The man, Elijah Matthews, a welder, was captured by police after the shooting when he telephoned Mrs. Norton to tell her he was wounded. City hospital physicians said a single small caliber bullet had struck him in the groin.

A sister of Mrs. Norton, Judy Owens, 25, and a friend, Oscar Klaus, both of Potosi, were in the apartment at the time. Klaus told police that Matthews grabbed him by the throat when he tried to hold the door closed. The locks on both the front and rear doors had been forced, police reported. "I knew Matthews for about two years." Mrs. Norton said, "I have been deathly scared of him since last October when he broke into my apartment and severely beat me and my sister. I decided to leave to St. Louis when he came back about a week ago and struck me in the face."

The wounded Matthews said he was "very much in love" with the young woman. He was booked for peace disturbance and destruction of property.

Submitted by Christine Lembeck

Joplin Globe, Joplin, Missouri, September 24, 1949

Potosi, MO – Sept. 23
Jack Oral Irwin, 28 year old miner, was buried alive late today when the walls of an abandoned mine collapsed as he was digging tiff about 30 feet underground. Rescuers working under the direction of the Missouri state highway patrol, at one time came within two feet of Irwin, but the walls collapsed a second time, delaying their efforts. Patrolmen expressed doubt late tonight that Irwin would be found alive. Rescuers, many of them miners, had to shore up the sides of the shaft with timbers following the second cave in. The mine is located two miles east of here.

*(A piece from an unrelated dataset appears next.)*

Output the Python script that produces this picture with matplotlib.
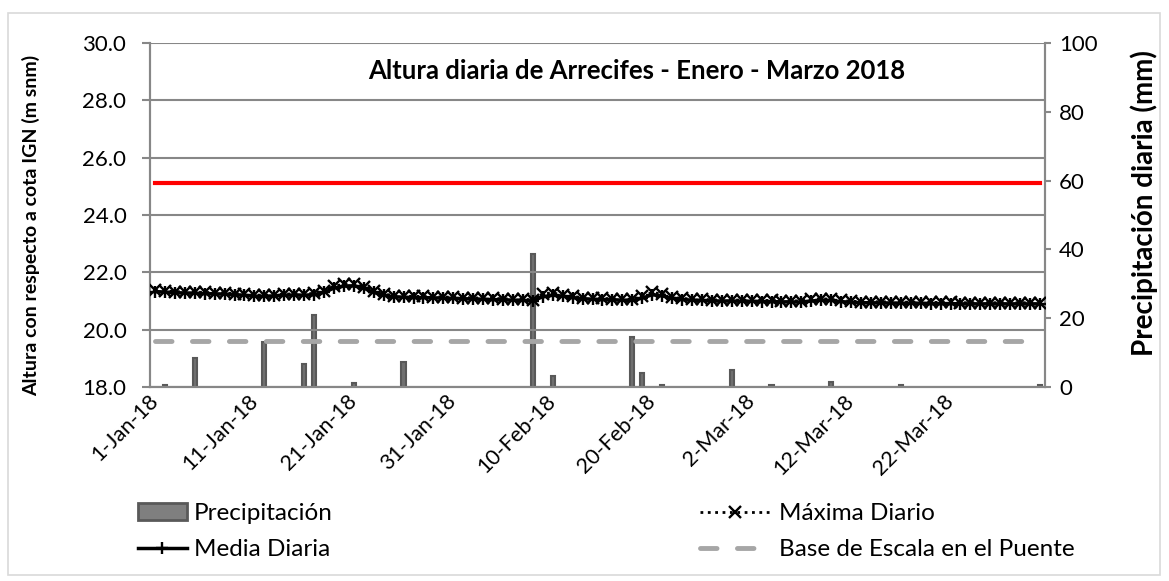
import matplotlib
matplotlib.use("Agg")
import matplotlib.pyplot as plt
from matplotlib.patches import Rectangle, Patch
from matplotlib.lines import Line2D
import numpy as np

plt.rcParams['font.family'] = ['Lato', 'DejaVu Sans']

# ---- data (day index 0 = 1-Jan-18, 90 days to 31-Mar-18) ----
n_days = 90
days = np.arange(n_days)

media_diaria = [
    21.33, 21.31, 21.29, 21.28, 21.27, 21.26, 21.25, 21.24, 21.22, 21.20,
    21.17, 21.16, 21.18, 21.20, 21.21, 21.20, 21.22, 21.30, 21.45, 21.52,
    21.53, 21.45, 21.30, 21.20, 21.15, 21.13, 21.12, 21.12, 21.11, 21.10,
    21.09, 21.08, 21.07, 21.06, 21.05, 21.04, 21.03, 21.02, 21.00, 21.15,
    21.20, 21.17, 21.12, 21.08, 21.06, 21.05, 21.04, 21.03, 21.02, 21.10,
    21.22, 21.18, 21.10, 21.05, 21.03, 21.02, 21.00, 21.00, 21.00, 20.99,
    20.99, 20.98, 20.98, 20.97, 20.97, 20.96, 21.00, 21.03, 21.02, 20.98,
    20.95, 20.94, 20.94, 20.93, 20.93, 20.92, 20.92, 20.92, 20.91, 20.91,
    20.91, 20.90, 20.90, 20.90, 20.90, 20.90, 20.90, 20.90, 20.90, 20.90,
]
maxima_diario = [
    21.38, 21.35, 21.33, 21.32, 21.31, 21.30, 21.29, 21.28, 21.26, 21.24,
    21.21, 21.20, 21.22, 21.24, 21.25, 21.24, 21.27, 21.36, 21.52, 21.58,
    21.58, 21.50, 21.34, 21.24, 21.19, 21.17, 21.16, 21.16, 21.15, 21.14,
    21.13, 21.12, 21.11, 21.10, 21.09, 21.08, 21.07, 21.06, 21.04, 21.26,
    21.28, 21.22, 21.16, 21.12, 21.10, 21.09, 21.08, 21.07, 21.06, 21.16,
    21.30, 21.24, 21.14, 21.09, 21.07, 21.06, 21.04, 21.04, 21.04, 21.03,
    21.03, 21.02, 21.02, 21.01, 21.01, 21.00, 21.06, 21.08, 21.06, 21.02,
    20.99, 20.98, 20.98, 20.97, 20.97, 20.96, 20.96, 20.96, 20.95, 20.95,
    20.95, 20.94, 20.94, 20.94, 20.94, 20.94, 20.94, 20.94, 20.94, 20.94,
]
nivel_rojo = 25.1          # constant red reference level (m)
base_escala = 19.6         # Base de Escala en el Puente (m)

precip_days = [1, 4, 11, 15, 16, 20, 25, 38, 40, 48, 49, 51, 58, 62, 68, 75, 89]
precip_mm   = [0.5, 8.5, 13.2, 6.7, 21.0, 1.2, 7.2, 38.8, 3.2, 14.4, 4.0, 0.5, 4.9, 0.5, 1.5, 0.5, 0.5]

tick_days = [0, 10, 20, 30, 40, 50, 60, 70, 80]
tick_labels = ['1-Jan-18', '11-Jan-18', '21-Jan-18', '31-Jan-18', '10-Feb-18',
               '20-Feb-18', '2-Mar-18', '12-Mar-18', '22-Mar-18']

title = 'Altura diaria de Arrecifes - Enero - Marzo 2018'
ylabel_left = 'Altura con respecto a cota IGN (m snm)'
ylabel_right = 'Precipitación diaria (mm)'

# ---- figure ----
fig = plt.figure(figsize=(11.69, 5.81), dpi=100)
W, H = 1169, 581
l, r, t, b = 150, 1045, 43, 387
ax = fig.add_axes([l / W, 1 - b / H, (r - l) / W, (b - t) / H])
ax2 = ax.twinx()
ax.set_zorder(ax2.get_zorder() + 1)
ax.patch.set_visible(False)

gridc = '#878787'
fs = 16

# bars (precipitation) on right axis
ax2.bar(precip_days, precip_mm, width=0.42, color='#707070', edgecolor='#595959',
        linewidth=1.5, zorder=2)
ax2.set_ylim(0, 100)
ax2.set_yticks(np.arange(0, 101, 20))
ax2.set_yticklabels([str(v) for v in range(0, 101, 20)], fontsize=fs)

# lines on left axis
ax.plot(days, [nivel_rojo] * n_days, color='#FF0000', lw=3, zorder=3)
ax.plot(days, [base_escala] * n_days, color='#A6A6A6', lw=3.5, dashes=(3.4, 4.2),
        dash_capstyle='round', zorder=3)
ax.plot(days, media_diaria, color='black', lw=2.5, marker='+', ms=9, mew=1.7, zorder=4)
ax.plot(days, maxima_diario, color='black', lw=2, ls=':', marker='x', ms=8.5, mew=1.7, zorder=5)

ax.set_ylim(18, 30)
ax.set_yticks(np.arange(18, 30.1, 2))
ax.set_yticklabels([f'{v:.1f}' for v in np.arange(18, 30.1, 2)], fontsize=fs)
ax.set_xlim(-0.5, n_days - 0.5)
ax.set_xticks(tick_days)
ax.set_xticklabels(tick_labels, fontsize=15.5, rotation=45, ha='right', va='center',
                   rotation_mode='anchor')
ax.yaxis.grid(True, color=gridc, lw=1.5, zorder=0)
ax.set_axisbelow(True)

for a in (ax, ax2):
    for s in a.spines.values():
        s.set_color(gridc)
        s.set_linewidth(1.5)
ax.spines['top'].set_visible(False)
ax2.spines['top'].set_visible(False)
ax.tick_params(axis='y', length=6, width=1.5, color=gridc, pad=11)
ax2.tick_params(axis='y', length=4, width=1.5, color=gridc, pad=6)
ax.tick_params(axis='x', length=0, pad=8)

ax.set_ylabel(ylabel_left)
ax.yaxis.label.set_fontsize(14)
ax.yaxis.label.set_fontweight('bold')
ax.yaxis.set_label_coords(-0.123, 0.471)
ax2.set_ylabel(ylabel_right)
ax2.yaxis.label.set_fontsize(20)
ax2.yaxis.label.set_fontweight('bold')
ax2.yaxis.set_label_coords(1.095, 0.535)

ax.text(0.544, 0.92, title, transform=ax.transAxes, ha='center', va='center',
        fontsize=18.5, fontweight='bold')

# legends
lfs = 17.5
h_prec = Patch(facecolor='#7f7f7f', edgecolor='#595959', linewidth=2)
h_media = Line2D([], [], color='black', lw=2.5, marker='+', ms=9, mew=1.7)
h_max = Line2D([], [], color='black', lw=2, ls=':', marker='x', ms=8.5, mew=1.7)
h_base = Line2D([], [], color='#A6A6A6', lw=3.5, dashes=(3.4, 4.2), dash_capstyle='round')

leg1 = fig.legend([h_prec, h_media], ['Precipitación', 'Media Diaria'],
                  loc='upper left', bbox_to_anchor=(138 / W, 1 - 503 / H),
                  frameon=False, fontsize=lfs, handlelength=2.0, handletextpad=0.3,
                  labelspacing=0.62, borderpad=0, borderaxespad=0)
leg2 = fig.legend([h_max, h_base], ['Máxima Diario', 'Base de Escala en el Puente'],
                  loc='upper left', bbox_to_anchor=(700 / W, 1 - 503 / H),
                  frameon=False, fontsize=lfs, handlelength=2.9, handletextpad=0.35,
                  labelspacing=0.62, borderpad=0, borderaxespad=0)

# outer frame
fig.patches.append(Rectangle((8 / W, 1 - 575 / H), 1152 / W, 562 / H, transform=fig.transFigure,
                             fill=False, edgecolor='#d9d9d9', lw=1.2))

fig.savefig('out.png', dpi=100)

The Sikeston Herald, Sikeston, Missouri, September 29, 1949

Potosi –
Jack Oral Irwin, 28 year old miner of this place, was killed last Friday when the walls of an abandoned lead mine two miles east of here caved in on him while he was digging in the mine.

Sedalia Democrat, Sedalia, Missouri, October 23, 1949

Potosi, MO – Oct 22
Bernard Coleman, 25 year old garage mechanic, was held in jail here following his admission to Washington county officers that he knocked his wife out and left her body on a highway last Saturday night. The woman, Mrs. Della Coleman, 24, died at Ironton hospital early Friday. Sheriff Thomas B. Allen of Potosi said a murder warrant against Coleman would be obtained tomorrow. Sheriff Allen said Coleman was under suspicion from the time his wife's body was found on state highway 21, about 10 miles north of Potosi. He was not arrested until today, the sheriff said, because there was some chance Mrs. Coleman might regain consciousness and tell what happened.

Mrs. Coleman died of a fractured skull, suffered, Sheriff Allen said, when Coleman struck her with his fists and threw her out of his car. The slugging followed a quarrel, the sheriff said. Coleman first told officers he had left his wife in a tavern about a mile away from where the body was found. The Colemans had been separated for about 10 days prior to Saturday night and she had been living with her mother near Old Mines, Missouri. A four year old son of the couple has been staying with Mrs. Coleman's mother.